Claiming ITC on Capital Goods
Items such as machinery, building improvements, computers, and vehicles (used in a business) are considered capital goods and are eligible for ITC with specific reversal provisions covered under the ITC claim on capital goods rules.
- You must claim ITC on capital goods in the month of the invoice or receipt, whichever is sooner.
- If the capital goods are partially used to make exempt supplies or for non-business use, you must make a proportional reversal of the ITC.
- The monthly reversals are to be calculated over a 5-year period (60 months) from the month of the invoice, in accordance with Rule 43.
- These apportionments prevent any erroneous accumulation of ITC related to capital assets.
Key GST ITC Compliance Points and Restrictions
To mitigate legal risks, businesses must be aware of the following GST ITC compliance points:
- Filing Timeliness: Input tax credit claims require timely and correct GST returns, such as GSTR-3B returns.
- Reconciliation: Input invoices must be reconciled against the supplier’s returns regularly to discover discrepancies.
- Blocked Credit: No claims for ITC can be taken on the blocked goods and services provided in Section 17(5), e.g., motor vehicles for personal use, food and beverages, unless for resale, and membership of clubs.
- Proper Documentation: You must properly document and maintain the invoices and proofs of related expenses.
- ISD Requirement: Starting April 2025, Input Service Distributors must only allocate ITC on services for multiple units through the ISD mechanism for purposes of accountability.
- Cross-Charges: The credit on goods or services charged between associated units must likewise be documented correctly as part of GST ITC compliance.
- Audit Ready: Maintain a six-year audit trail, as legally required, to respond to a GST audit.

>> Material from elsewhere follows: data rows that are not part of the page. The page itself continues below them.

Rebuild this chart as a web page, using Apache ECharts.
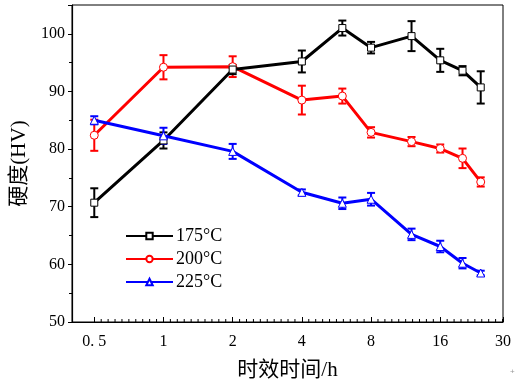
<!DOCTYPE html>
<html><head><meta charset="utf-8">
<script src="https://cdn.jsdelivr.net/npm/echarts@6/dist/echarts.min.js"></script>
<style>html,body{margin:0;padding:0;background:#fff}#c{width:518px;height:379px}</style>
</head><body><div id="c"></div>
<script>
var times = [0.5, 1, 2, 4, 6, 8, 12, 16, 20, 24];
var seriesNames = ['175°C', '200°C', '225°C'];
var hv175 = [70.7, 81.5, 93.8, 95.2, 101.0, 97.6, 99.6, 95.4, 93.6, 90.7];
var err175 = [2.5, 1.4, 0.8, 1.9, 1.3, 1.0, 2.6, 2.0, 0.8, 2.8];
var hv200 = [82.4, 94.2, 94.3, 88.5, 89.2, 82.9, 81.3, 80.1, 78.4, 74.3];
var err200 = [2.7, 2.1, 1.8, 2.5, 1.3, 0.9, 0.8, 0.7, 1.7, 0.8];
var hv225 = [85.0, 82.3, 79.6, 72.5, 70.6, 71.3, 65.2, 63.1, 60.2, 58.5];
var err225 = [0.7, 1.4, 1.3, 0.5, 1.0, 1.1, 1.0, 1.0, 0.9, 0.4];
var yTicks = [50, 60, 70, 80, 90, 100];
var xMajorTicks = [0.5, 1, 2, 4, 8, 16];
var xTickLabels = {0.5: '0. 5', 1: '1', 2: '2', 4: '4', 8: '8', 16: '16', 30: '30'};

var colors = ['#000000', '#ff0000', '#0000ff'];
var symbols = ['rect', 'circle', 'triangle'];
var vals = [hv175, hv200, hv225];
var errs = [err175, err200, err225];
var zs = [3, 2, 4];
var FONT = '"Liberation Serif", "Noto Sans CJK SC", serif';

function pairs(v) { return times.map(function (t, i) { return [t, v[i]]; }); }
function errData(v, e) { return times.map(function (t, i) { return [t, v[i] - e[i], v[i] + e[i]]; }); }

// minor tick positions: 10 equal log-steps between successive doublings (axis decoration)
var minorTickVals = [];
xMajorTicks.forEach(function (t) {
  for (var j = 1; j < 10; j++) { var v = t * Math.pow(2, j / 10); if (v < 30) minorTickVals.push([v, 50]); }
});

var series = [];
for (var k = 0; k < 3; k++) {
  (function (k) {
    series.push({
      type: 'custom', name: seriesNames[k] + ' err', z: zs[k],
      data: errData(vals[k], errs[k]),
      renderItem: function (params, api) {
        var x = api.value(0), lo = api.value(1), hi = api.value(2);
        var p1 = api.coord([x, lo]), p2 = api.coord([x, hi]);
        var w = 4;
        var st = { stroke: colors[k], lineWidth: 2 };
        return { type: 'group', children: [
          { type: 'line', shape: { x1: p1[0], y1: p1[1], x2: p2[0], y2: p2[1] }, style: st },
          { type: 'line', shape: { x1: p1[0] - w, y1: p1[1], x2: p1[0] + w, y2: p1[1] }, style: st },
          { type: 'line', shape: { x1: p2[0] - w, y1: p2[1], x2: p2[0] + w, y2: p2[1] }, style: st }
        ]};
      },
      encode: { x: 0, y: [1, 2] }
    });
    series.push({
      type: 'line', name: seriesNames[k], z: zs[k] + 1,
      data: pairs(vals[k]),
      symbol: symbols[k], symbolSize: k === 0 ? 7 : 8,
      showAllSymbol: true,
      lineStyle: { color: colors[k], width: 3 },
      itemStyle: { color: '#ffffff', borderColor: colors[k], borderWidth: 1 },
      emphasis: { disabled: true },
      animation: false
    });
  })(k);
}
series.push({
  type: 'custom', name: 'minorTicks', silent: true, z: 1,
  data: minorTickVals,
  renderItem: function (params, api) {
    var p = api.coord([api.value(0), api.value(1)]);
    return { type: 'line', shape: { x1: p[0], y1: p[1], x2: p[0], y2: p[1] - 3 }, style: { stroke: '#000', lineWidth: 1 } };
  },
  encode: { x: 0, y: 1 }
});

var chart = echarts.init(document.getElementById('c'), null, { renderer: 'canvas' });
chart.setOption({
  animation: false,
  backgroundColor: '#fff',
  color: colors,
  grid: { left: 72, right: 15, top: 5, bottom: 57, show: true, borderColor: '#000', borderWidth: 1, backgroundColor: 'transparent', containLabel: false, outerBoundsMode: 'none' },
  legend: {
    data: seriesNames,
    orient: 'vertical', left: 120, top: 222, itemWidth: 47, itemHeight: 8, itemGap: 5,
    textStyle: { fontFamily: FONT, fontSize: 18, color: '#000', padding: [0, 0, 0, -2] }
  },
  xAxis: {
    type: 'log', logBase: 2, min: 0.4, max: 30,
    name: '时效时间/h', nameLocation: 'middle', nameGap: 38,
    nameTextStyle: { fontFamily: FONT, fontSize: 21, color: '#000' },
    axisLine: { lineStyle: { color: '#000', width: 1.2 } },
    axisTick: { inside: true, length: 5, lineStyle: { color: '#000' } },
    splitLine: { show: false },
    axisLabel: {
      fontFamily: FONT, fontSize: 16, color: '#000', margin: 12,
      showMinLabel: false, showMaxLabel: true,
      formatter: function (v) {
        var keys = Object.keys(xTickLabels);
        for (var i = 0; i < keys.length; i++) {
          if (Math.abs(v - Number(keys[i])) < 1e-3 * Number(keys[i])) return xTickLabels[keys[i]];
        }
        return '';
      }
    }
  },
  yAxis: {
    type: 'value', min: 50, max: 105, interval: 10,
    name: '硬度(HV)', nameLocation: 'middle', nameGap: 40, nameRotate: 90,
    nameTextStyle: { fontFamily: FONT, fontSize: 21, color: '#000' },
    axisLine: { lineStyle: { color: '#000', width: 1.2 } },
    axisTick: { inside: false, length: 4, lineStyle: { color: '#000' } },
    minorTick: { show: true, splitNumber: 2, length: 3, lineStyle: { color: '#000' } },
    splitLine: { show: false },
    axisLabel: {
      fontFamily: FONT, fontSize: 16, color: '#000', margin: 7,
      showMaxLabel: false,
      formatter: function (v) { return yTicks.indexOf(v) >= 0 ? String(v) : ''; }
    }
  },
  graphic: [{ type: 'text', left: 510, top: 368, style: { text: '+', fontSize: 8, fill: '#999' } }],
  series: series
});
</script></body></html>
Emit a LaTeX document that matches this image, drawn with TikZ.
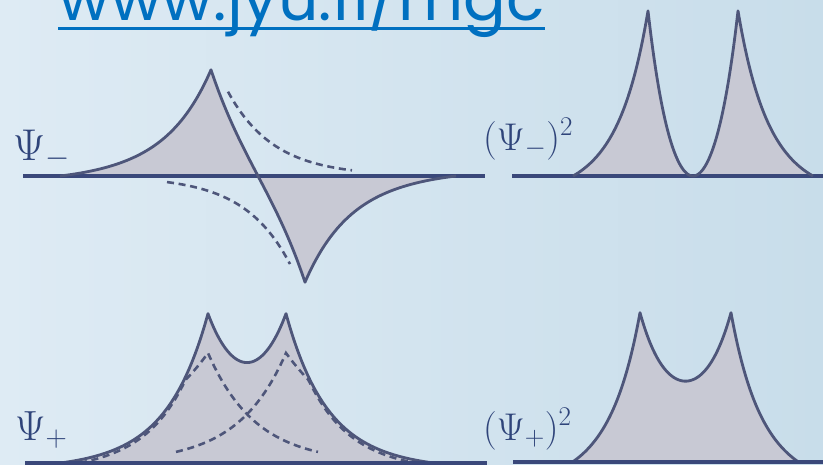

Unlock the True Potential of GST ITC for Your Business
Understanding and following the Input Tax Credit rules means the business can achieve significant tax savings and be compliant. By keeping records accurate, meeting eligibility requirements to claim ITC, and correctly claiming ITC and reversals, the business will benefit from cash flow and a reduction of tax liabilities.
Frequently Asked Questions
Can ITC be claimed on capital goods?
Yes, but they may be subject to the reverse rules if the capital goods are partly used for exempt supplies and/or personal use.
Is ITC allowed on blocked goods or services?
No, the goods/services listed under Section 17(5), for example, passenger motor vehicles and food expenses not tied to business operations, are blocked for ITC claims.
What happens if I do not file my GST returns on time?
Not filing GST returns on time can change the eligibility to claim ITC and may, in some cases, result in penalties.